Thursday, September 2, 2010

Copyright violation #3 - per the Kelley Rule on Copyright Violations

Understand that Kelley has accused this editor dozens of times for not following accepted rules of copyright law. Here, Kelley quotes without mentioning the author of the article. In fact, if one does not click on the hyperlink, one might assume that Kelley actually wrote the article.

Glenn Beck Lied On His Big Day...

There was this interesting little story I came across on Mother Jones that I thought was funny - Glenn Beck lied to his crowd on
Saturday (isn't honesty one of those principles or virtues Beck talked about).
Beck also invoked Washington while describing the inspiring experience of visiting famous tourist destinations around the nation's capital. "I have been going to Mt. Vernon," he explained. Holding out his hands for emphasis, he declared with emotion, "I went to the National Archives, and I held the first inaugural address written in his own hand by George Washington."

It was an eyebrow-raising revelation and certainly an original image: Beck cradling the actual words of the first president. But would the persnickety gatekeepers of the nation's historical legacy at the National Archives allow some talk show bombthrower to put his mitts on a rare (and fragile) artifact? The answer, it turns out, is no way. Beck was not telling the truth.

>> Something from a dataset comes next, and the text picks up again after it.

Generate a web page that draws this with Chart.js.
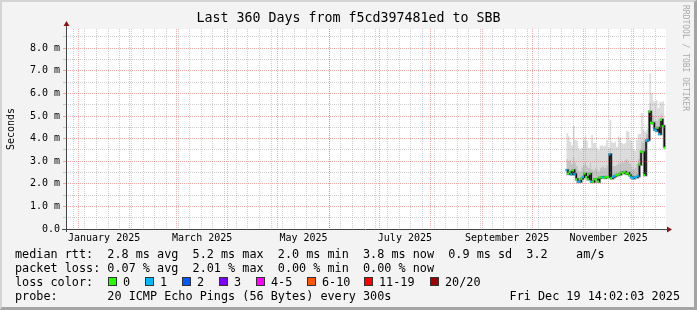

Beck did receive a special VIP tour of the archives, arranged by an as-yet unidentified member of Congress. During that tour, he did get a peek inside the "legislative vault," which isn't open to ordinary visitors. But Archives spokeswoman Susan Cooper insists that Beck didn't lay a finger on any precious documents, much less George Washington’s inaugural address. That would be a major violation of policy. "Those kinds of treasures are only handled by specially trained archival staff," she explains. Cooper acknowledges that someone at the archives did show the document to Beck, but that was the extent of it. Regarding Beck's claim that he held the document, Cooper says that seeing such documents for the first time can be a very emotional experience. "I'm certain it was a figure of speech," she says.
How can we trust a man who has continually lied to his audience?